23 July 2014
Saudi Arabia plans to open its stock market, the Arab world's biggest, to direct investment by foreign financial institutions in the first half of next year, the market regulator said.
The opening of the Saudi market, capitalised at about €394bn, is one of the most keenly awaited economic reforms in the largest oil exporting nation. Saudi authorities want to open the stock market to create jobs, diversify the economy beyond oil and expose local firms to more market discipline. But the government has delayed implementing the reform, apparently concerned about causing volatility in the market as well as the political sensitivity of allowing foreigners to build up large stakes in top Saudi companies.
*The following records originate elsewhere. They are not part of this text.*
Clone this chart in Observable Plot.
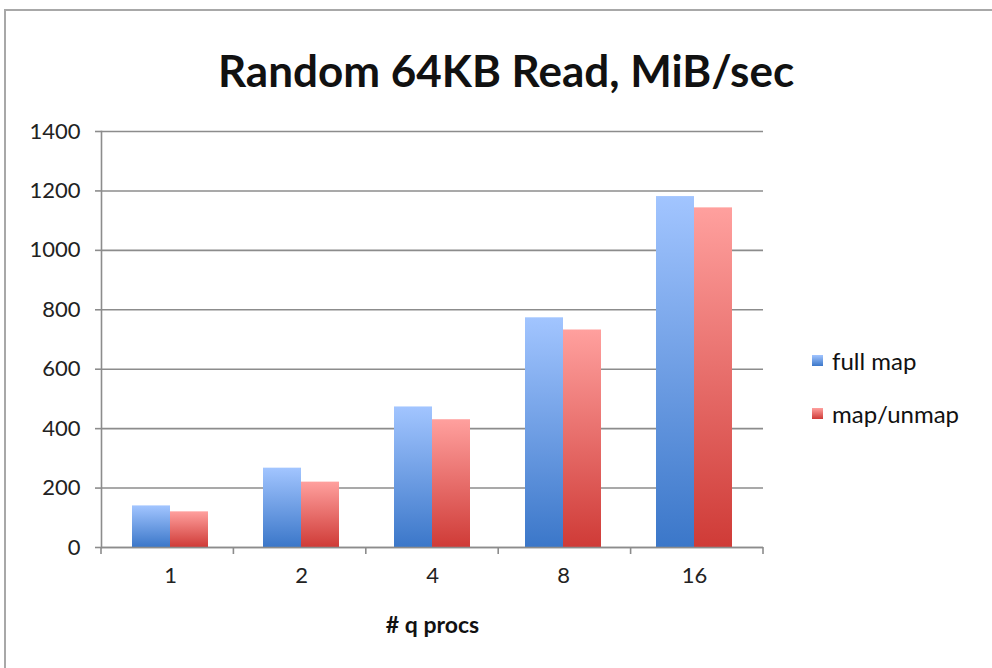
<!DOCTYPE html>
<html><head><meta charset="utf-8">
<script src="https://cdn.jsdelivr.net/npm/d3@7"></script>
<script src="https://cdn.jsdelivr.net/npm/@observablehq/plot@0.6"></script>
<style>
html,body{margin:0;background:#fff;overflow:hidden;}
#wrap{position:relative;width:992px;height:668px;overflow:hidden;font-family:Lato,"Open Sans",sans-serif;color:#111;}
#hline{position:absolute;left:4px;top:9px;width:988px;height:2px;background:#a8a8a8;}
#vline{position:absolute;left:4px;top:9px;width:2px;height:659px;background:#a8a8a8;}
#title{position:absolute;left:10px;width:992px;top:43px;text-align:center;font-size:44px;font-weight:bold;line-height:54px;}
#chart{position:absolute;left:0;top:0;}
#legend{position:absolute;left:812px;top:344px;font-size:24px;}
.li{display:flex;align-items:center;height:32px;margin-bottom:21px;}
.sw{width:11px;height:11px;margin-right:9px;}
</style></head>
<body>
<div id="wrap">
  <div id="hline"></div>
  <div id="vline"></div>
  <div id="chart"></div>
  <div id="title">Random 64KB Read, MiB/sec</div>
  <div id="legend"></div>
</div>
<script>
const categories = ["1", "2", "4", "8", "16"];
const seriesNames = ["full map", "map/unmap"];
const fullMap = [140, 267, 473, 773, 1181];
const mapUnmap = [120, 220, 430, 732, 1143];
const yTicks = [0, 200, 400, 600, 800, 1000, 1200, 1400];
const xLabel = "# q procs";
const colors = {"full map": ["#a2c5ff", "#3b77c9"], "map/unmap": ["#ffa09e", "#cf3b37"]};

const data = categories.map((c, i) => ({c, full: fullMap[i], unmap: mapUnmap[i]}));

const plot = Plot.plot({
  width: 992, height: 668,
  marginLeft: 101, marginRight: 229, marginTop: 131, marginBottom: 121,
  style: {fontFamily: "Lato, 'Open Sans', sans-serif", fontSize: "22px", color: "#222", background: "transparent"},
  x: {domain: categories, paddingInner: 0.42, paddingOuter: 0.23, label: null},
  y: {domain: [0, 1400], label: null},
  marks: [
    Plot.gridY(yTicks, {stroke: "#8c8c8c", strokeOpacity: 1, strokeWidth: 1.6}),
    Plot.barY(data, {x: "c", y: "full", fill: "url(#gBlue)", insetRight: 38}),
    Plot.barY(data, {x: "c", y: "unmap", fill: "url(#gRed)", insetLeft: 38}),
    Plot.frame({anchor: "left", stroke: "#8c8c8c", strokeWidth: 1.6}),
    Plot.ruleY([0], {stroke: "#8c8c8c", strokeWidth: 1.6}),
    Plot.axisY(yTicks, {tickSize: 6, tickPadding: 15, tickFormat: d => String(d), stroke: "#8c8c8c", strokeWidth: 1.6, fill: "#222", fontSize: 22, label: null}),
    Plot.axisX({tickSize: 0, tickPadding: 20, fill: "#222", fontSize: 22, label: null}),
    Plot.text([xLabel], {frameAnchor: "bottom", dy: 78, fontWeight: "bold", fontSize: 23, fill: "#111", lineAnchor: "middle"})
  ]
});
document.getElementById("chart").appendChild(plot);

// gradients
const svg = d3.select(plot);
const defs = svg.insert("defs", ":first-child");
[["gBlue", colors["full map"]], ["gRed", colors["map/unmap"]]].forEach(([id, [top, bot]]) => {
  const g = defs.append("linearGradient").attr("id", id).attr("x1", 0).attr("y1", 0).attr("x2", 0).attr("y2", 1);
  g.append("stop").attr("offset", "0%").attr("stop-color", top);
  g.append("stop").attr("offset", "100%").attr("stop-color", bot);
});

// x tick marks at category boundaries, from the library's scales
const sx = plot.scale("x"), sy = plot.scale("y");
const y0 = sy.apply(0);
const x0 = sx.range[0];
const stepW = (sx.range[1] - sx.range[0]) / categories.length;
for (let k = 0; k <= categories.length; k++) {
  const xx = x0 + k * stepW;
  svg.append("line").attr("x1", xx).attr("x2", xx).attr("y1", y0).attr("y2", y0 + 7)
    .attr("stroke", "#8c8c8c").attr("stroke-width", 1.6);
}

// legend
const leg = document.getElementById("legend");
seriesNames.forEach(n => {
  const row = document.createElement("div"); row.className = "li";
  const sw = document.createElement("div"); sw.className = "sw";
  sw.style.background = `linear-gradient(${colors[n][0]}, ${colors[n][1]})`;
  const t = document.createElement("span"); t.textContent = n;
  row.appendChild(sw); row.appendChild(t); leg.appendChild(row);
});
</script>
</body></html>
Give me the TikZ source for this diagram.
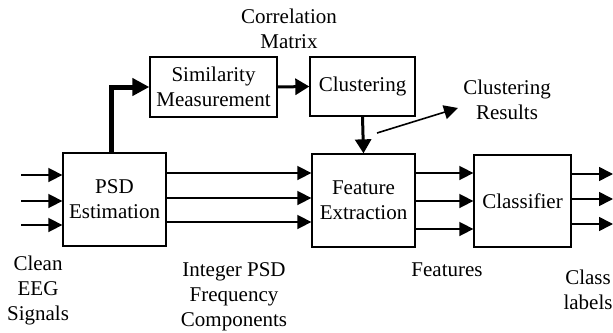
\documentclass[tikz,border=0pt]{standalone}
\usepackage{fontspec}
\setmainfont{Liberation Serif}
\newfontfamily\lserif{Liberation Serif}
\usetikzlibrary{arrows.meta}
\begin{document}
\begin{tikzpicture}[x=1pt,y=-1pt,
  blk/.style={draw,line width=1.3pt,minimum width=#1,inner sep=0pt,align=center,font=\lserif\fontsize{21}{25}\selectfont},
  txt/.style={inner sep=0pt,align=center,font=\lserif\fontsize{21}{25}\selectfont},
  arrthin/.style={line width=1.6pt,-{Triangle[length=14pt,width=14pt]}},
  arrthick/.style={line width=3pt,-{Triangle[length=14pt,width=16pt]}},
  arrthicker/.style={line width=5pt,-{Triangle[length=17pt,width=17pt]}}]
\useasboundingbox (0,0) rectangle (613,332);
% blocks
\node[blk=103pt,minimum height=93pt] (psd) at (114.5,199.5) {PSD\\Estimation};
\node[blk=127pt,minimum height=60pt] (sim) at (213.5,87) {Similarity\\Measurement};
\node[blk=105pt,minimum height=59pt] (clu) at (362.5,86.5) {Clustering};
\node[blk=103pt,minimum height=93pt] (fe) at (363.5,200.5) {Feature\\Extraction};
\node[blk=97pt,minimum height=92pt] (cls) at (522.5,201) {Classifier};
% labels
\node[txt] (corr) at (289,29) {Correlation\\Matrix};
\node[txt] (cres) at (507,100) {Clustering\\Results};
\node[txt] (clean) at (38,290) {Clean\\EEG\\Signals};
\node[txt] (ipsd) at (234,297) {Integer PSD\\Frequency\\Components};
\node[txt] (feat) at (447,270) {Features};
\node[txt] (clab) at (588,290) {Class\\labels};
% coordinates
\coordinate (i1) at (21,175);
\coordinate (i2) at (21,201);
\coordinate (i3) at (21,225);
\coordinate (o1) at (613,174);
\coordinate (o2) at (613,199);
\coordinate (o3) at (613,224);
\coordinate (cr0) at (377,133);
\coordinate (cr1) at (458,108);
% inputs
\draw[arrthin] (i1) -- (i1 -| psd.west);
\draw[arrthin] (i2) -- (i2 -| psd.west);
\draw[arrthin] (i3) -- (i3 -| psd.west);
% psd -> fe
\draw[arrthin] (psd.east |- 0,173) -- (fe.west |- 0,173);
\draw[arrthin] (psd.east |- 0,198) -- (fe.west |- 0,198);
\draw[arrthin] (psd.east |- 0,222) -- (fe.west |- 0,222);
% fe -> cls
\draw[arrthin] (fe.east |- 0,173) -- (cls.west |- 0,173);
\draw[arrthin] (fe.east |- 0,201) -- (cls.west |- 0,201);
\draw[arrthin] (fe.east |- 0,229) -- (cls.west |- 0,229);
% outputs
\draw[arrthin] (cls.east |- o1) -- (o1);
\draw[arrthin] (cls.east |- o2) -- (o2);
\draw[arrthin] (cls.east |- o3) -- (o3);
% top path
\draw[arrthicker] (psd.north -| 111,0) |- (sim.west);
\draw[arrthick] (sim.east) -- (clu.west);
\draw[arrthick] (clu.south) -- (fe.north);
\draw[arrthin] (cr0) -- (cr1);
\end{tikzpicture}
\end{document}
Saudi Arabia’s cabinet authorised overseas financial institutions to trade equities in the Tadawul and gave the Capital Market Authority scope to determine the timing, according to state-run Saudi Press Agency. The CMA is preparing to publish rules for qualified foreign financial institutions, it said in a statement on its website.
“International investors have been eager to accumulate blue chip stocks in Saudi for the longest time,” Tariq Qaqish, head of asset management at Dubai-based Al Mal Capital PSC, said. Many have a solid track record and are “uncorrelated to a certain extent to the global financial crisis,” he said. Sabic gained the most since October to 121.75 riyals.
Etihad Etisalat advanced the most since March 2011 to 88 riyals, the highest level in six weeks, and Al Rajhi rose to 67.50 riyals. The CMA said it will seek feedback on the rules from investors and the public for 90 days and will review responses by the end of the year.
Saudi’s exchange is currently limited to investors from the six-nation Gulf Cooperation Council.